For my blog, I follow various websites to keep in-the-know with what’s happening in the fast-paced TV world. Vulture is the main blog I follow. It’s the pop culture branch of New York Magazine, and they also post about movies and celeb gossip, but in my opinion, their best articles concern TV. The website boasts a good mix of TV recaps, news, and analysis on a wide array of TV shows. Their recaps and analyses are usually spot-on and it’s clear the writers are invested in the shows. The recaps are generally written for people that have already seen the show, so if you’re just reading to catch up on what happened in an episode you missed, you may be confused. My only problem with the website is that the search feature is sometimes hard-to-use compared to other sites. Also, it covers all the shows I watch, but if you’re interested in more independent or offbeat shows, you may have trouble finding what you’re looking for.
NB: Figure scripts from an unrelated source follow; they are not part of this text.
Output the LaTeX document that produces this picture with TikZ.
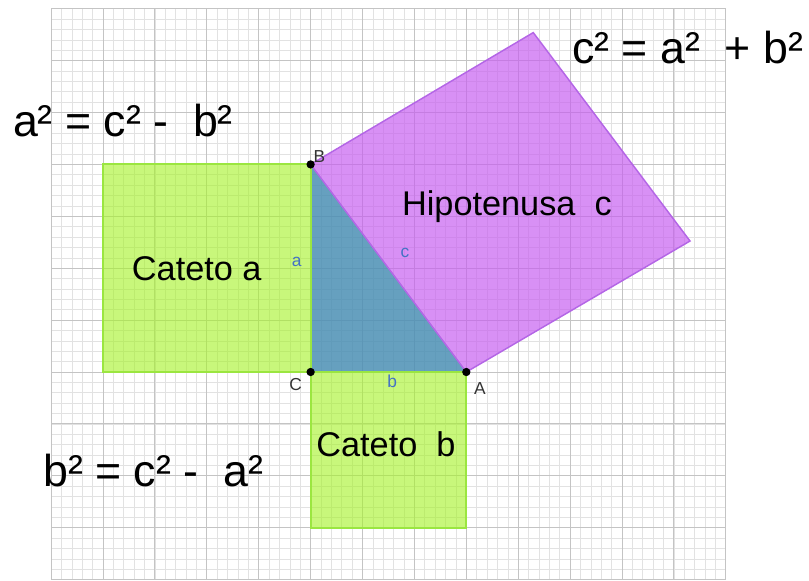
\documentclass[tikz,border=0pt]{standalone}
\usepackage{fontspec}
\setmainfont{Liberation Sans}
\usetikzlibrary{positioning}
\definecolor{gridmaj}{HTML}{C4C4C4}
\definecolor{gridmin}{HTML}{E2E2E2}
\definecolor{legfill}{HTML}{A6F22A}
\definecolor{legline}{HTML}{9BE640}
\definecolor{hypfill}{HTML}{C65CF0}
\definecolor{hypline}{HTML}{B466E6}
\definecolor{trifill}{HTML}{4B8FB4}
\definecolor{lblblue}{HTML}{4472C4}
\tikzset{
  dot/.style={circle,fill=black,inner sep=0pt,minimum size=1.6mm},
  legsq/.style={fill=legfill,fill opacity=.62,draw=legline,line width=1.1pt},
  hypsq/.style={fill=hypfill,fill opacity=.68,draw=hypline,line width=.8pt},
  tri/.style={fill=trifill,fill opacity=.85},
  eqn/.style={anchor=base west,inner sep=0pt,font=\fontsize{24.5}{28}\selectfont},
  tag/.style={anchor=base west,inner sep=0pt,font=\fontsize{18.8}{22}\selectfont},
  vlbl/.style={inner sep=0pt,font=\fontsize{9.5}{11}\selectfont,text=black!80},
  slbl/.style={inner sep=0pt,font=\fontsize{9.5}{11}\selectfont,text=lblblue},
}
\begin{document}
\begin{tikzpicture}
  \useasboundingbox (-5.985,-4.008) rectangle (9.603,7.168);
  % squared paper
  \draw[gridmin,line width=.35pt,step=.2] (-5,-4) grid (8,7);
  \draw[gridmaj,line width=.55pt,step=1] (-5,-4) grid (8,7);
  % triangle corners and square corners
  \coordinate (C) at (0,0);
  \coordinate (A) at (3,0);
  \coordinate (B) at (0,4);
  \coordinate (P) at (7.31,2.524);
  \coordinate (Q) at (4.29,6.54);
  \fill[tri] (C) -- (A) -- (B) -- cycle;
  \draw[legsq] (-4,0) rectangle (B);
  \draw[legsq] (C) rectangle (3,-3);
  \draw[hypsq] (B) -- (A) -- (P) -- (Q) -- cycle;
  \node[dot] (dB) at (B){};
  \node[dot] (dC) at (C){};
  \node[dot] (dA) at (A){};
  \node[vlbl] (lB) at (.169,4.16){B};
  \node[vlbl] (lC) at (-.287,-.25){C};
  \node[vlbl] (lA) at (3.264,-.328){A};
  \node[slbl] (sa) at (-.268,2.125){a};
  \node[slbl] (sb) at (1.574,-.187){b};
  \node[slbl] (sc) at (1.819,2.293){c};
  % names of the squares
  \node[tag] (ta) at (-3.45,1.77){Cateto a};
  \node[tag] (tb) at (.104,-1.63){Cateto\ \ b};
  \node[tag] (tc) at (1.755,3.025){Hipotenusa\ \ c};
  % formulas
  \node[eqn] (ec) at (5.03,5.95){c² = a²\ \ + b²};
  \node[eqn] (ea) at (-5.74,4.53){a² = c² -\ \ b²};
  \node[eqn] (eb) at (-5.16,-2.21){b² = c² -\ \ a²};
\end{tikzpicture}
\end{document}
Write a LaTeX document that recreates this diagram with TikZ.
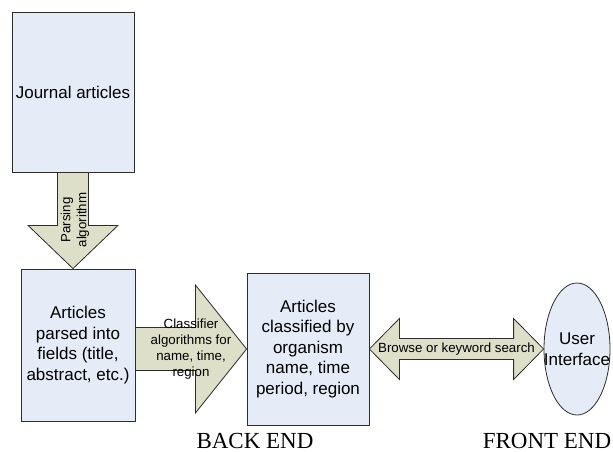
\documentclass[tikz,border=0pt]{standalone}
\usepackage{fontspec}
\setmainfont{Liberation Sans}
\newfontfamily\endfont{Liberation Serif}
\usetikzlibrary{shapes,calc}
\definecolor{boxfill}{RGB}{230,236,247}
\definecolor{arrowfill}{RGB}{221,223,200}
\definecolor{edge}{RGB}{45,45,45}
\tikzset{
  stage/.style={draw=edge,fill=boxfill,rectangle,inner sep=0pt,line width=0.8pt,align=center,font=\fontsize{17}{20.5}\selectfont},
  fat/.style={draw=edge,fill=arrowfill,line width=0.8pt,line join=miter},
  fattext/.style={align=center,inner sep=0pt,font=\fontsize{13.3}{16}\selectfont},
  endlabel/.style={inner sep=0pt,anchor=base,font=\endfont\fontsize{23}{27}\selectfont}
}

\begin{document}
\begin{tikzpicture}[x=1pt,y=-1pt]
\useasboundingbox (0,0) rectangle (613,452);
%boxes
\node[stage,minimum width=122pt,minimum height=160pt] (journal) at (73,92) {Journal articles};
\node[stage,minimum width=114pt,minimum height=152pt] (parsed) at (78,345) {Articles\\parsed into\\fields (title,\\abstract, etc.)};
\node[stage,minimum width=122pt,minimum height=152pt] (classified) at (308,349) {Articles\\classified by\\organism\\name, time\\period, region};
\node[stage,ellipse,minimum width=66pt,minimum height=132pt] (ui) at (577,349) {};
\node[stage,draw=none,fill=none] (uitext) at (ui.center) {User\\Interface};
%parsing arrow
\draw[fat] ($(journal.south)+(-15.5,0)$) -- ++(31,0) -- ++(0,53) -- ++(29.5,0) -- (journal.south |- parsed.north)
  -- ($(journal.south)+(-45,53)$) -- ++(29.5,0) -- cycle;
%classifier arrow
\coordinate (c0) at (parsed.east |- classified.west);
\draw[fat] ($(c0)+(0,-21.5)$) -- ++(60,0) -- ++(0,-42.5) -- (classified.west)
  -- ($(c0)+(60,64)$) -- ++(0,-42.5) -- ($(c0)+(0,21.5)$) -- cycle;
%browse arrow
\draw[fat] (classified.east) -- ++(30,-30.5) -- ++(0,20) -- ($(ui.west)+(-30,-10.5)$) -- ++(0,-20) -- (ui.west)
  -- ++(-30,30.5) -- ++(0,-20) -- ($(classified.east)+(30,10.5)$) -- ++(0,20) -- cycle;
%arrow texts
\node[fattext,rotate=90] (parsetext) at (75,220) {Parsing\\algorithm};
\node[fattext] (classtext) at (191,349) {Classifier\\algorithms for\\name, time,\\region};
\node[fattext] (browsetext) at ($(classified.east)!0.5!(ui.west)$) {Browse or keyword search};
%labels
\node[endlabel] (backend) at (255,448) {BACK END};
\node[endlabel] (frontend) at (547,448) {FRONT END};
\end{tikzpicture}
\end{document}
The A.V. Club’s TV section, an offshoot of The Onion,  is similar to Vulture in that it offers a wide array of TV shows, depending on your interest. Again, the writers love what the topic. Each episode of a show is graded on a A to F ranking, which makes it easy to see right off the bat if an episode is worth your time or not. My only problem with this website is the design – it can easily feel cluttered.

Both blogs have a very dedicated following, with the A.V. Club especially racking up thousands of comments on single recaps. The fans’ discussion of their favorite shows add to the articles immensely, and is another great reason to read these blogs.